How High The Sky?

Earlier this year Dana wrote a fanciful column suggesting that Yahoo might buy CBS. At the time, Yahoo was worth about $28 billion, CBS $24 billion, and CBS was "in play," as the speculators say, meaning it was looking to be acquired. A few weeks later the value of Yahoo fell back for a time, and when CBS decided to merge with Viacom we forgot all about it. Well, it seems CBS chairman Mel Karmazin should be listening to Dana's unsolicited advice.

Earlier this year I wrote a fanciful column suggesting that Yahoo might buy CBS.

At the time, Yahoo was worth about $28 billion, CBS $24 billion, and CBS was “in play,” as the speculators say, meaning it was looking to be acquired. A few weeks later the value of Yahoo fell back for a time, and when CBS decided to merge with Viacom we forgot all about it.

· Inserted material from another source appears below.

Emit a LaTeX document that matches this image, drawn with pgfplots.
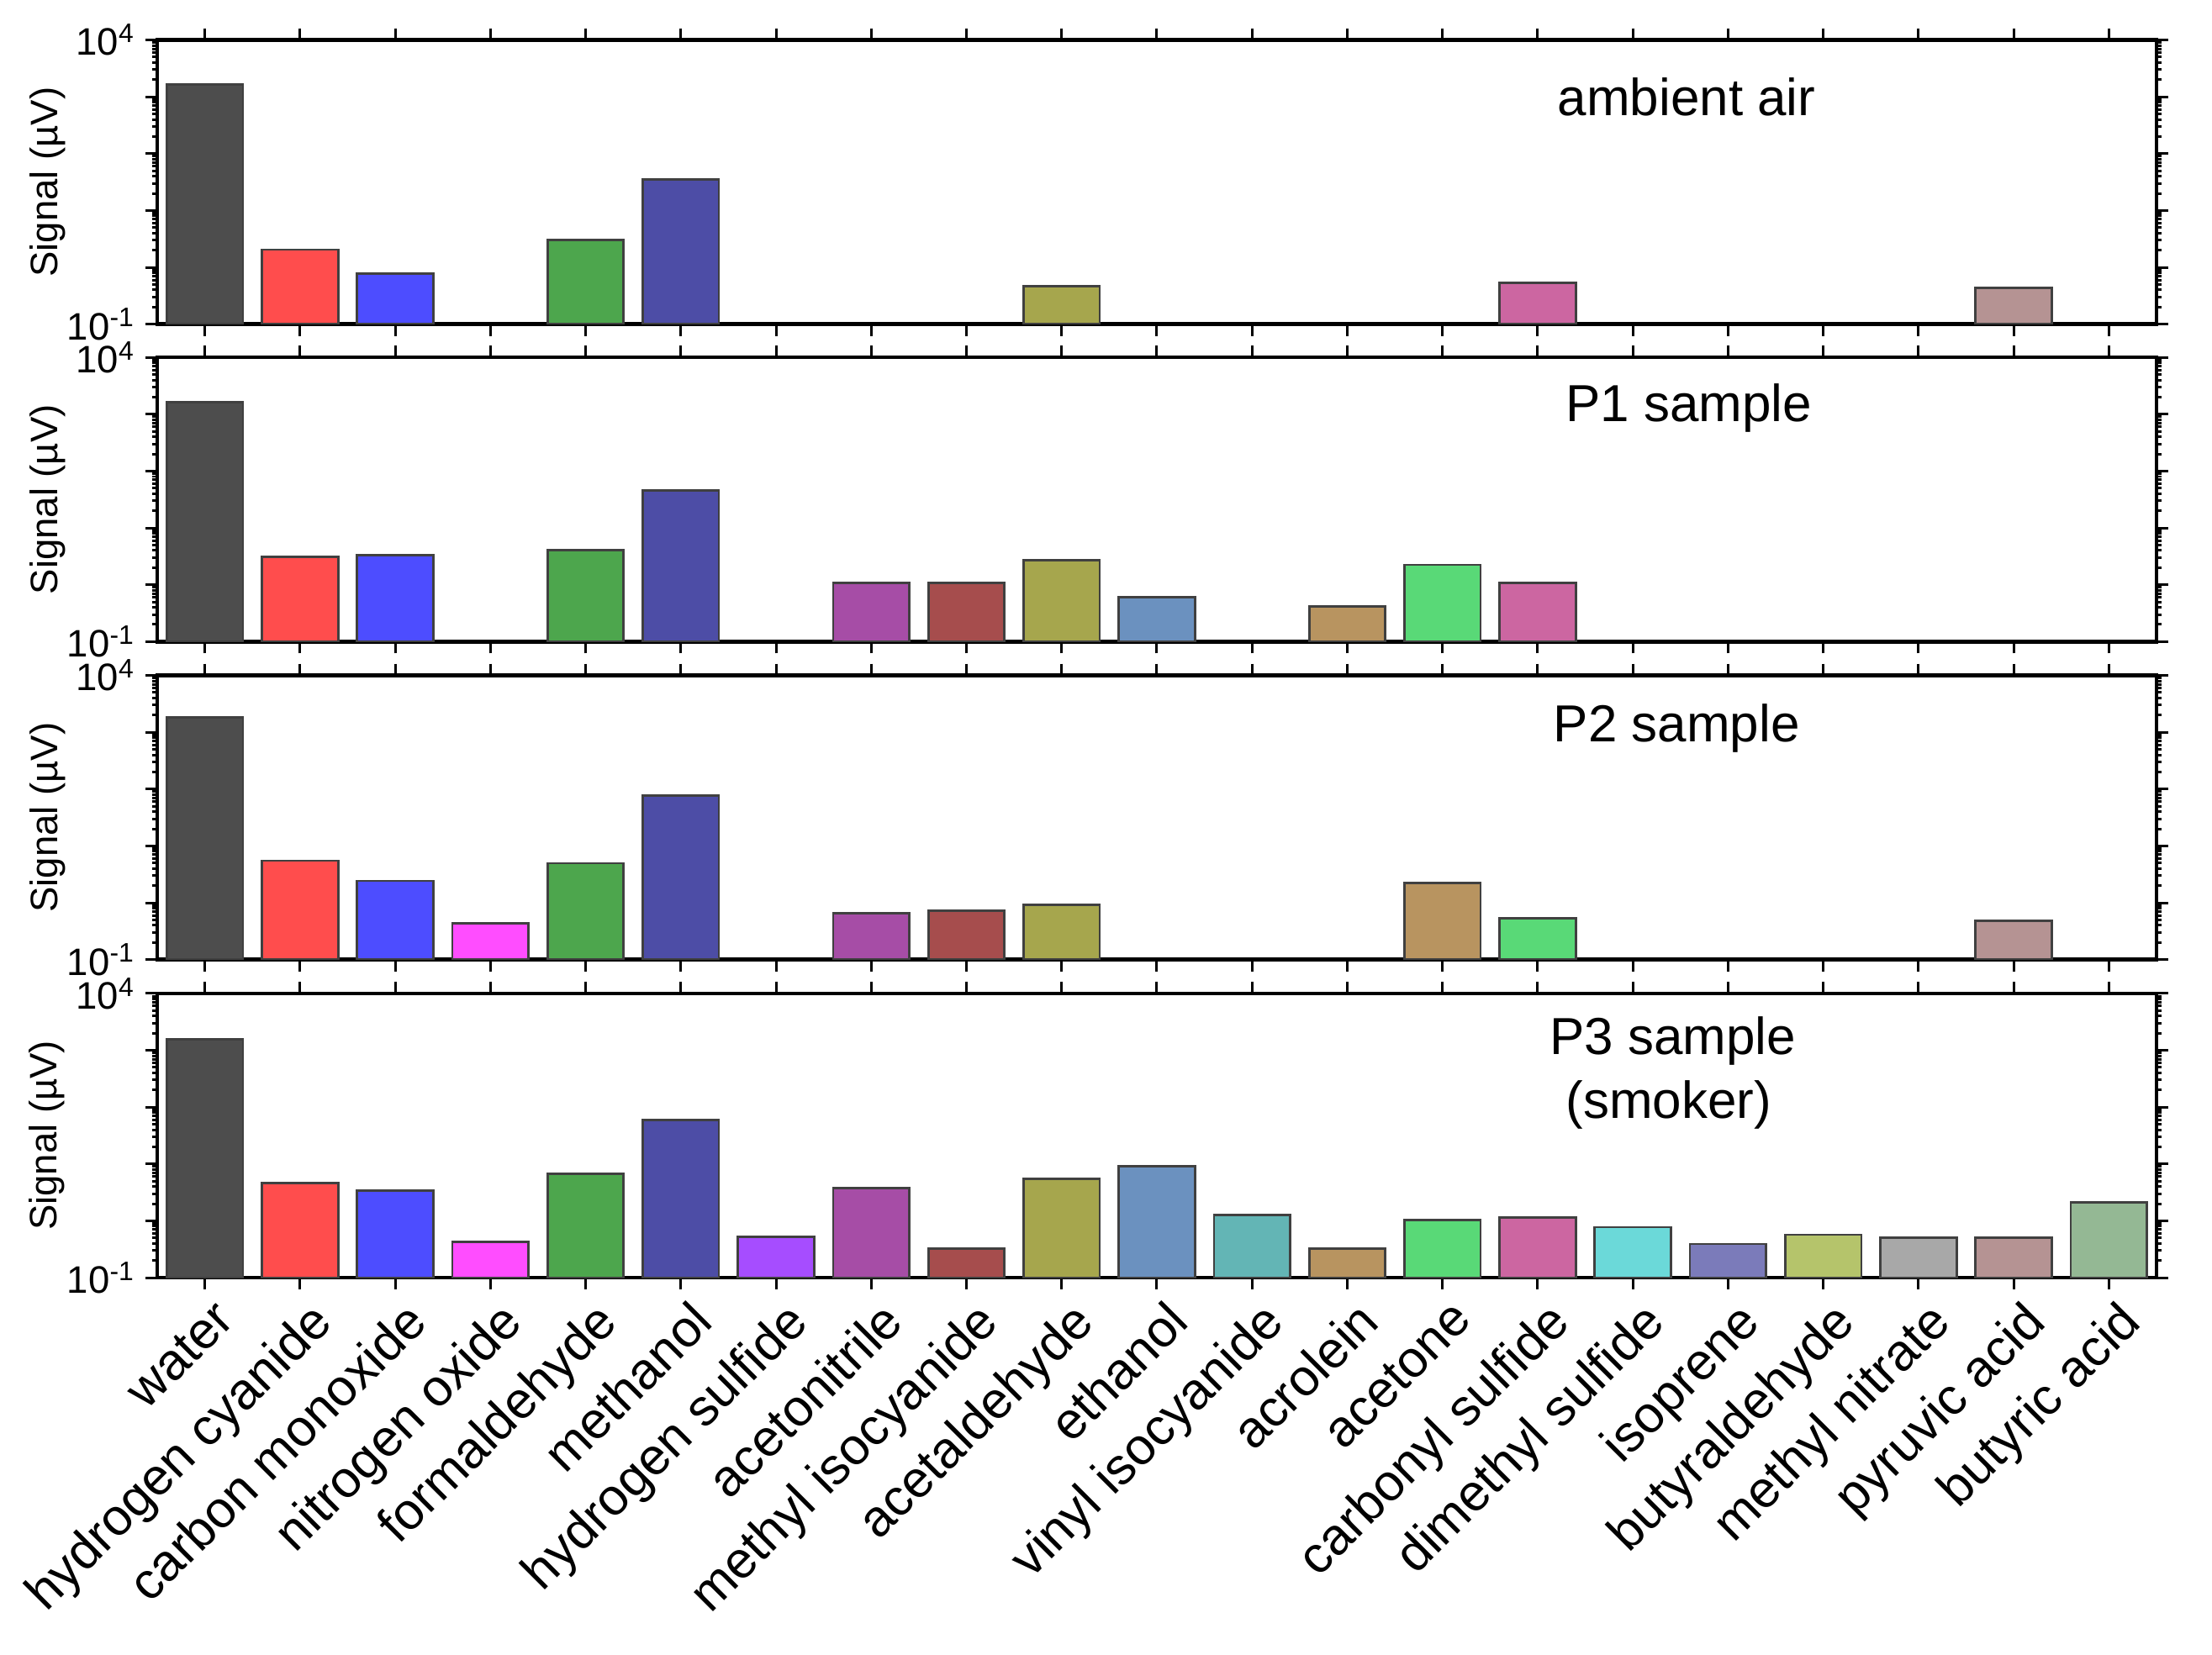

Well, it seems CBS chairman Mel Karmazin should be listening to my unsolicited advice. He’s done OK this year. CBS is now worth $38 billion. Yahoo, meanwhile, is worth $91 billion. If you’re in the online business you may have forgotten what $91 billion means. Well, General Motors is currently worth $46 billion. GM had sales of $161 billion last year, and net income of nearly $3 billion. Yet Yahoo, with $203 million in sales and $25.6 million in net earnings in 1998, could buy GM twice over.

By now, I’m starting to sound like an old crank on this subject, even to myself. The value of anything has little relation to anything intrinsic – it’s what someone will pay for it right now. If you’ve watched your house rise in value, or checked out an art auction, you know that scarcity and location mean everything.

Yahoo has 263 million shares, but most of them don’t trade. Softbank holds 28 percent of Yahoo’s common shares, while co-founders David Filo and Jerry Yang hold 11 percent each, and Chairman Tim Koogle owns another hefty chunk. When you need Yahoo, in other words, you find there isn’t much around. And this week everyone needed Yahoo.

Because of its wild market success, Yahoo was added this week to the Standard & Poor’s 500. That means everyone whose mutual fund tracks the S&P (funds that track an index like this are called “index funds”) had to buy Yahoo. Because the S&P is weighted based on the value of stocks, index fund managers had to buy a bunch of Yahoo, and sell a little of everything else they had, to match the index.

But Yahoo isn’t going to have as easy a time of it next year. I was talking to a media executive for another publisher this week, and he said companies like CBS now view Yahoo as a direct competitor. They should – Yahoo is now worth more. The Walt Disney Co., for instance, has a market value of $56 billion. Time Warner is worth $82 billion.

My friend explained that media companies are built on properties, franchises that can be exploited across many businesses. Yahoo doesn’t produce TV shows, or movies, or any other programming. It just does Internet stuff. But now all these direct competitors also do Internet stuff, and realize that Internet stuff is worth real money. CBS is paying $5 billion over 10 years for the NCAA basketball tournament in large part for the Internet rights, rights that were previously considered a free good. Those days are over.

How high is the sky? Yahoo and the rest of us are about to find out.